You have what most people would see as a dream job. You travel all over the world, hobnobbing with famous people. Why retire?
The reality is that when the festival began, I was “hobnobbing” with people who had not become famous yet because part of the game plan of the film festival was to discover these people before they’re anybody. And then, yeah, later they became famous and then, yes, then you did hobnob with famous people. But you were there before they were famous. That’s sort of the coolest part about the whole life of it.
What are you going miss the most about the job?
I’ll still see the new movies somehow. I love seeing new films, new directors. Will I miss seeing 300 films in a year? Yes, I’ll miss that for a while. It’s really funny, when Mimi and I come back from Cannes and we’ve seen three to four films a day, the first thing I do when I land in Chicago is go to the movies. I just have to see another film, another one, and another one…I love movies.
So how are you winding down? You’re not really winding down, are you?
I’ll never wind down, no.
So, what then does retirement look like for someone like you?
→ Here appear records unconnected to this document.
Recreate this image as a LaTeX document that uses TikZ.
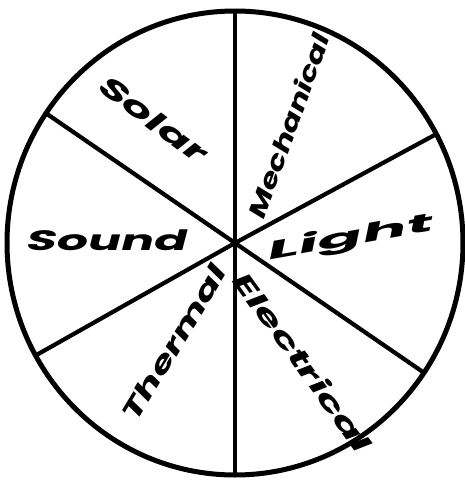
\documentclass[tikz,border=0pt]{standalone}
\usepackage{fontspec}
\usepackage{graphicx}
\newfontfamily\energyfont{Poppins}[FakeSlant=0.15]
\usetikzlibrary{calc}

% widen a label along its own baseline
\newcommand{\widelabel}[2]{\scalebox{#1}[1]{#2}}

\tikzset{
    wedgelabel/.style={font=\energyfont\bfseries\fontsize{#1}{#1}\selectfont, inner sep=0pt},
    wedgelabel/.default=27,
    spoke/.style={line width=4.2pt},
}

\begin{document}
\begin{tikzpicture}[x=1pt, y=-1pt]
    % =========================================================
    % FRAME & WHEEL
    % =========================================================
    \useasboundingbox (0,0) rectangle (464,480);
    \coordinate (hub) at (235,243);
    \draw[line width=5pt] (hub) ellipse [x radius=228pt, y radius=232pt];

    % Spokes out to the rim
    \foreach \ang in {90,146,209,270,326,28} {
        \draw[spoke] (hub) -- ($(hub)+(\ang:228pt and 232pt)$);
    }

    % =========================================================
    % ENERGY LABELS
    % =========================================================
    \node[wedgelabel=28, rotate=-37] (solar) at (152,118) {\widelabel{1.7}{Solar}};
    \node[wedgelabel=24, rotate=70] (mech) at (288,127) {\widelabel{1.34}{Mechanical}};
    \node[wedgelabel=28] (sound) at (105,240) {\widelabel{1.75}{Sound}};
    \node[wedgelabel=25, rotate=10] (light) at (348,239) {\widelabel{2.65}{Light}};
    \node[wedgelabel=26, rotate=59] (thermal) at (173,344) {\widelabel{1.57}{Thermal}};
    \node[wedgelabel=26, rotate=-54] (elec) at (302,360) {\widelabel{1.73}{Electrical}};
\end{tikzpicture}
\end{document}
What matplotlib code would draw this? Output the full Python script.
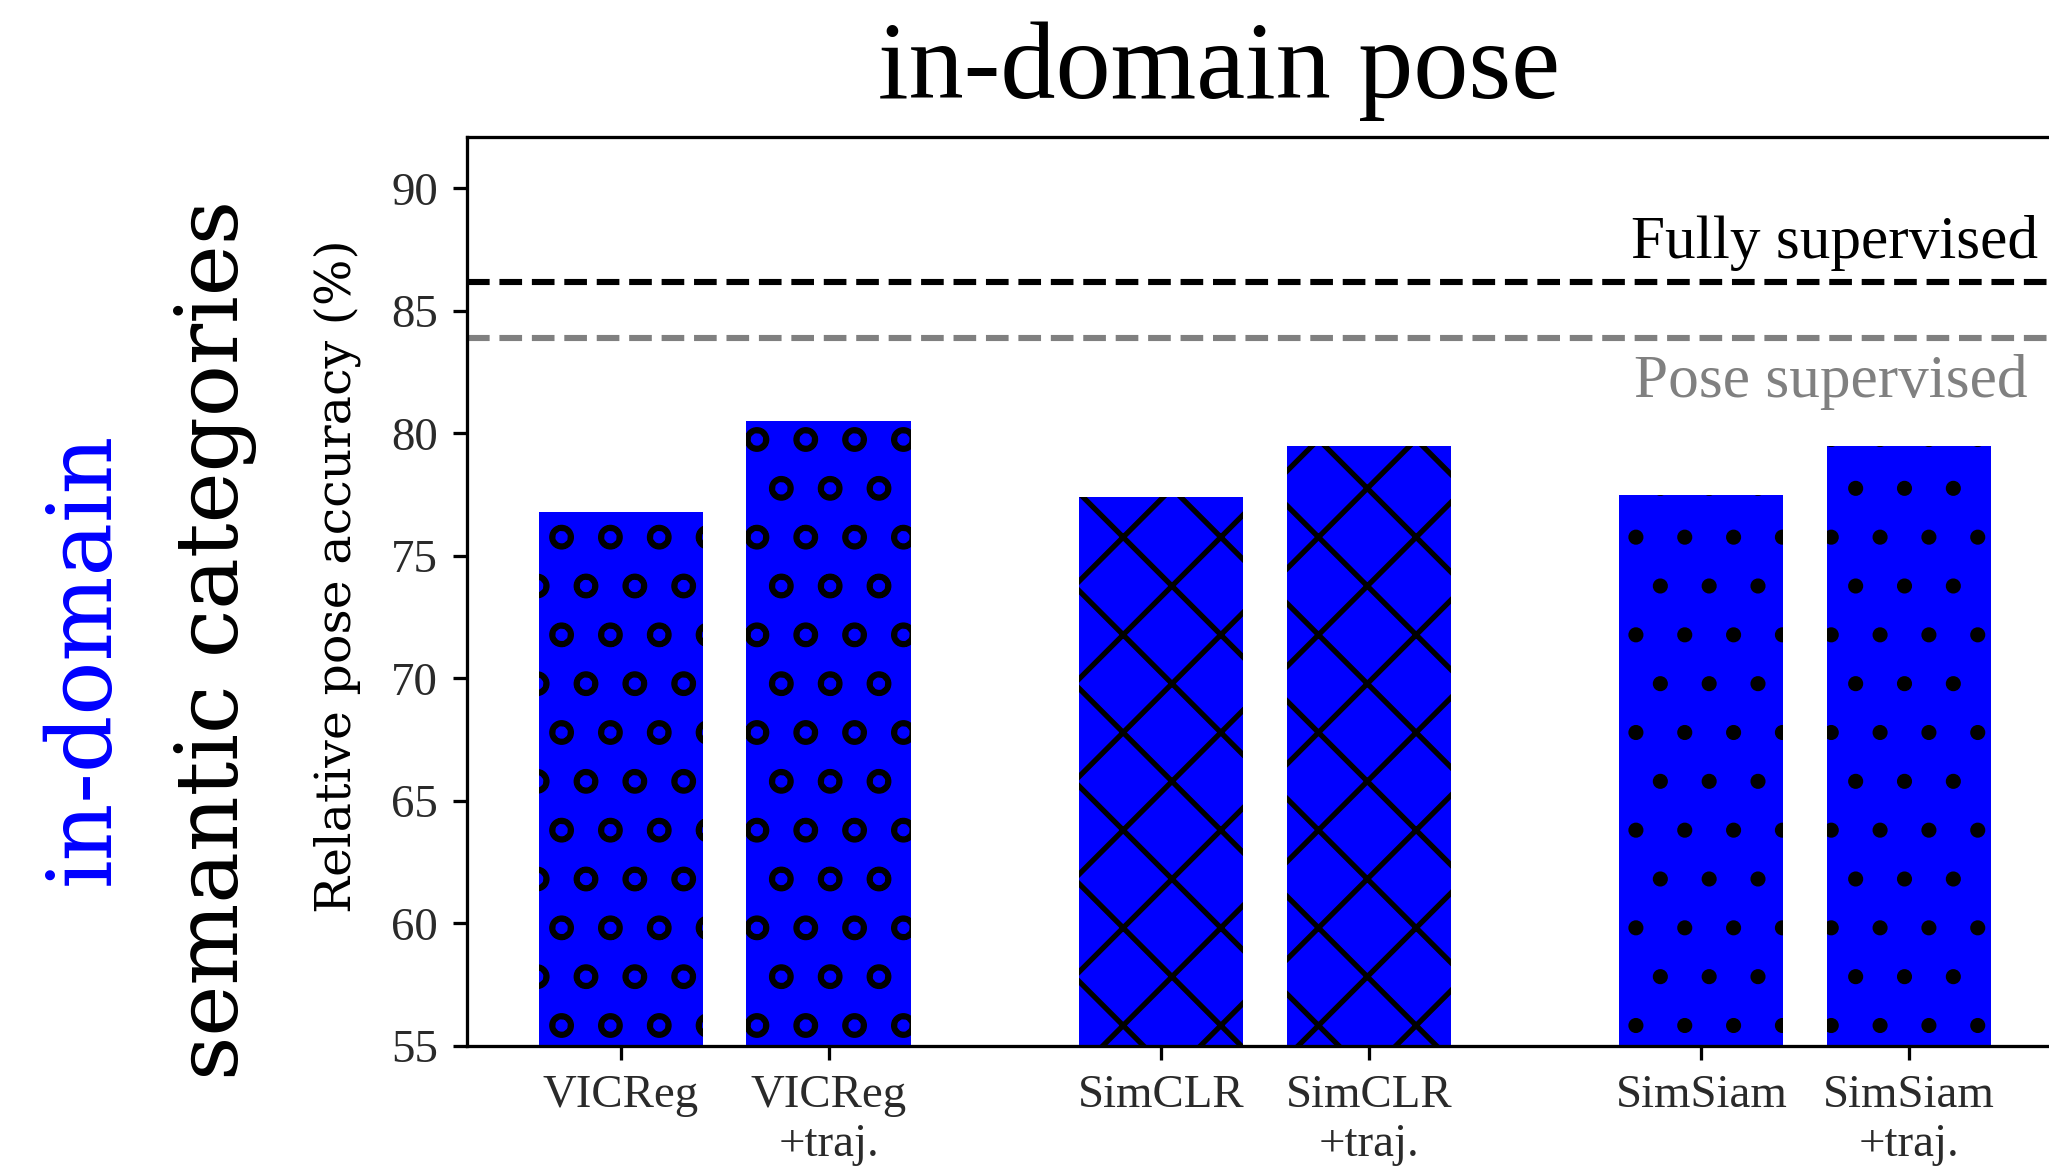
import matplotlib
matplotlib.use("Agg")
import matplotlib.pyplot as plt
import numpy as np

methods = ["VICReg", "SimCLR", "SimSiam"]
hatches = ["o", "x", "."]
base_acc = [76.8, 77.4, 77.5]
traj_acc = [80.5, 79.5, 79.5]
fully_sup = 86.2
pose_sup = 83.9
yticks = [55, 60, 65, 70, 75, 80, 85, 90]

plt.rcParams["hatch.color"] = "black"
plt.rcParams["hatch.linewidth"] = 1.3

DPI = 293.75
fig = plt.figure(figsize=(2049 / DPI, 1175 / DPI), dpi=DPI)
ax = fig.add_axes([0.2277, 0.110, 1.02 - 0.2277, 0.773])

serif = "Liberation Serif"
wide = "DejaVu Serif"

# two bars per method, groups spaced 2.6 apart
gap = 2.6
xs, vals, hts, labels = [], [], [], []
for i, m in enumerate(methods):
    xs += [i * gap, i * gap + 1]
    vals += [base_acc[i], traj_acc[i]]
    hts += [hatches[i]] * 2
    labels += [m, m + "\n+traj."]

for x, v, h in zip(xs, vals, hts):
    ax.bar(x, v - 55, bottom=55, width=0.79, color="#0000ff", hatch=h, linewidth=0)

ax.axhline(fully_sup, color="black", ls="--", lw=1.5)
ax.axhline(pose_sup, color="gray", ls="--", lw=1.5)
ax.text(6.82, fully_sup + 0.95, "Fully supervised", family=serif, fontsize=15,
        ha="right", va="baseline", color="black")
ax.text(6.77, pose_sup - 2.4, "Pose supervised", family=serif, fontsize=15,
        ha="right", va="baseline", color="gray")

ax.set_ylim(55, 92.08)
ax.set_xlim(-0.742, 7.07)
ax.set_yticks(yticks)
ax.set_xticks(xs)
ax.set_xticklabels(labels)
for lab in ax.get_xticklabels() + ax.get_yticklabels():
    lab.set_family(serif)
    lab.set_fontsize(11.5)
    lab.set_color("#2a2a2a")
ax.spines["right"].set_visible(False)

fig.text(0.595, 0.9166, "in-domain pose", family=serif, fontsize=27,
         ha="center", va="baseline")
fig.text(0.1645, 0.51, "Relative pose accuracy (%)", family=wide, fontsize=12,
         rotation=90, ha="center", va="center")
fig.text(0.105, 0.455, "semantic categories", family=wide, fontsize=21.2,
         rotation=90, ha="center", va="center")
fig.text(0.041, 0.44, "in-domain", family=wide, fontsize=22, color="#0000ff",
         rotation=90, ha="center", va="center")

fig.savefig("out.png", dpi=DPI, facecolor="white")
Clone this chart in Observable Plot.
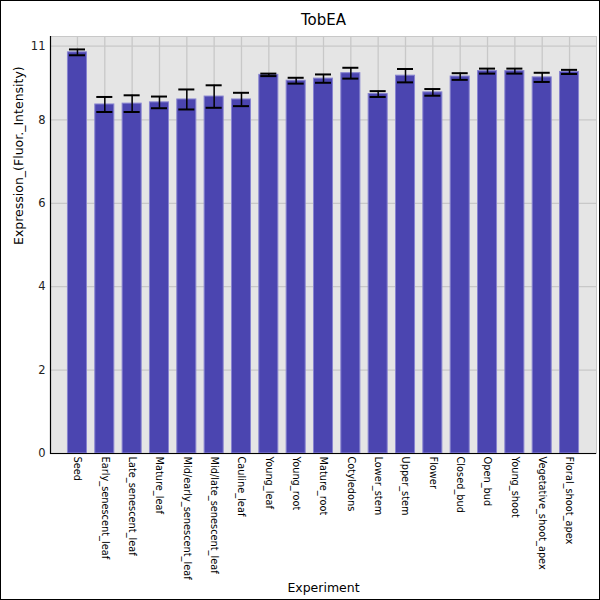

What will it be like is I’ll be working on a (behind-the-scenes) book; I’ll be consulting with people on their films or even Broadway shows. I do a lot of theater, so I’ll be involved in theater, as well. I won’t be traveling that much. I don’t travel that much right now. I focus carefully on where I’m traveling to for its purpose.
I’m not a person who relaxes. I’m a workaholic, so I’ll have to find something that keeps my “workaholic-ness.” If the festival needs me to consult, of course, I could always come back. But that’s not my plan. They’re in good shape. They can do everything without me. They will be just fine.